Re: [PATCH] of: introduce event tracepoints for dynamic device_node lifecyle

From: Oliver O'Halloran
Date: Tue Apr 18 2017 - 22:31:13 EST


On Wed, Apr 19, 2017 at 2:46 AM, Rob Herring <robh+dt@xxxxxxxxxx> wrote:
> On Mon, Apr 17, 2017 at 7:32 PM, Tyrel Datwyler
> <tyreld@xxxxxxxxxxxxxxxxxx> wrote:
>> This patch introduces event tracepoints for tracking a device_nodes
>> reference cycle as well as reconfig notifications generated in response
>> to node/property manipulations.
>>
>> With the recent upstreaming of the refcount API several device_node
>> underflows and leaks have come to my attention in the pseries (DLPAR) dynamic
>> logical partitioning code (ie. POWER speak for hotplugging virtual and physcial
>> resources at runtime such as cpus or IOAs).
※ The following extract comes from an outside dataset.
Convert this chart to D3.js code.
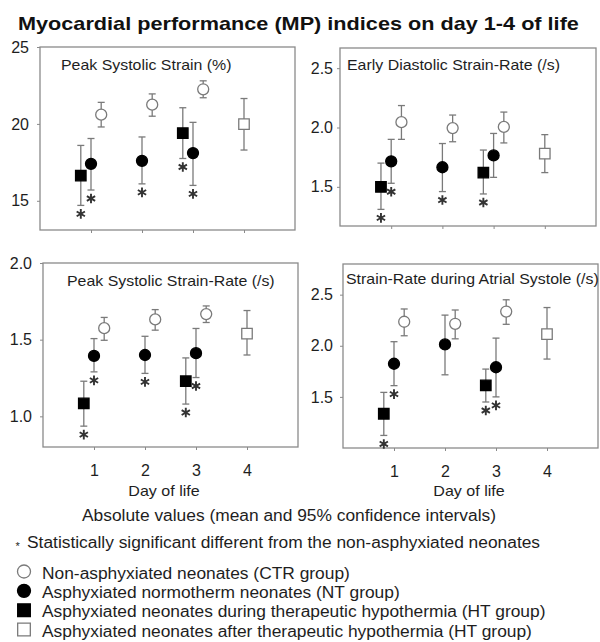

These tracepoints provide a
>> easy and quick mechanism for validating the reference counting of
>> device_nodes during their lifetime.
>
> Not really relevant for this patch, but since you are looking at
> pseries and refcounting, the refcounting largely exists for pseries.
> It's also hard to get right as this type of fix is fairly common. It's
> now used for overlays, but we really probably only need to refcount
> the overlays or changesets as a whole, not at a node level. If you
> have any thoughts on how a different model of refcounting could work
> for pseries, I'd like to discuss it.

One idea I've been kicking around is differentiating short and long
term references to a node. I figure most leaks are due to a missing
of_node_put() within a stack frame so it might be possible to use the
ftrace infrastructure to detect and emit warnings if a short term
reference is leaked. Long term references are slightly harder to deal
with, but they're less common so we can add more detailed reference
tracking there (devm_of_get_node?).

Oliver